Saat hidup di lautan lepas, lanjut dia, lumba-lumba menggunakan navigasi sonar yang tidak hanya membuat mereka dapat mengetahui jarak, tetapi juga dimensi dan mendeteksi obyek-obyek di sekitarnya baik makhluk hidup maupun benda mati.
Pancaran sonar lumba-lumba mampu mencapai radius yang luas, sehingga saat berada dalam kurungan dinding-dinding kolam, pancaran sonar akan memantul kembali dengan cepat yang dapat menimbulkan stress pada lumba-lumba.
"Kehidupan di dalam kolam pemeliharaan tentu jauh berbeda, mereka dipaksakan hidup di area yang sangat terbatas tanpa akses ke kebutuhan alamiahnya, yang mengakibatkan stress, kebosanan, dan penurunan sistem kekebalan tubuh," paparnya.
Dari penelitian ilmiah tentang tingkat kepekaan lumba-lumba, diketahui bahwa mamalia itu sangat rentan terhadap trauma dan penderitaan ketika dipaksa hidup terkungkung.
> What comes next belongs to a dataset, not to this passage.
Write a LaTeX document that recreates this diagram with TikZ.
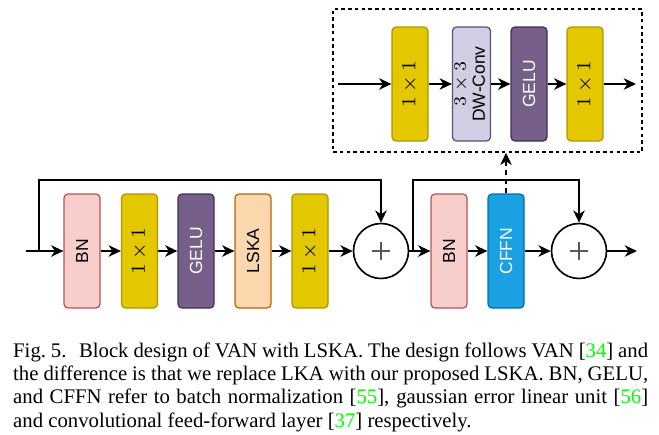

"Mengambil lumba-lumba dari habitatnya dan menempatkan mereka dalam kurungan adalah kekejaman karena melibatkan berbagai perlakuan yang tidak semestinya terhadap satwa dengan risiko-risiko fatal yang dapat mengakibatkan kematian," ujarnya.
Ia menegaskan, penelitian untuk mendapatkan data-data valid mengenai lumba-lumba seharusnya dilakukan di alam bebas, dengan metode-metode yang mengedepankan hak satwa dan perlakuan yang beretika terhadap satwa yang bersangkutan.
"Karenanya, kami menyatakan bahwa melakukan penelitian di alam atau habitat alami jauh lebih bermanfaat bagi perlindungan, pelestarian dan kesejahteraan satwa yang bersangkutan," ucapnya, menegaskan.
Ia mengatakan, UGM telah menandatangani perjanjian dengan PT Wersut Seguni Indonesia dari Kendal, Jawa Tengah, September 2010 yang memiliki fasilitas rekreasi dengan sirkus lumba-lumba dan rencananya, pembangunan kolam ada di kawasan Fakultas Kedokteran Hewan.
Sementara itu, Kepala Humas dan Protokoler UGM Suryo Baskoro mengatakan, penelitian akademis tentang lumba-lumba penting bagi masyarakat namun harus memerhatikan berbagai pertimbangan, sehingga pembangunan kolam penelitian lumba-lumba sudah diputuskan untuk ditunda.
"Kami sudah memutuskan pembangunan kolam penelitian lumba-lumba ditunda," katanya.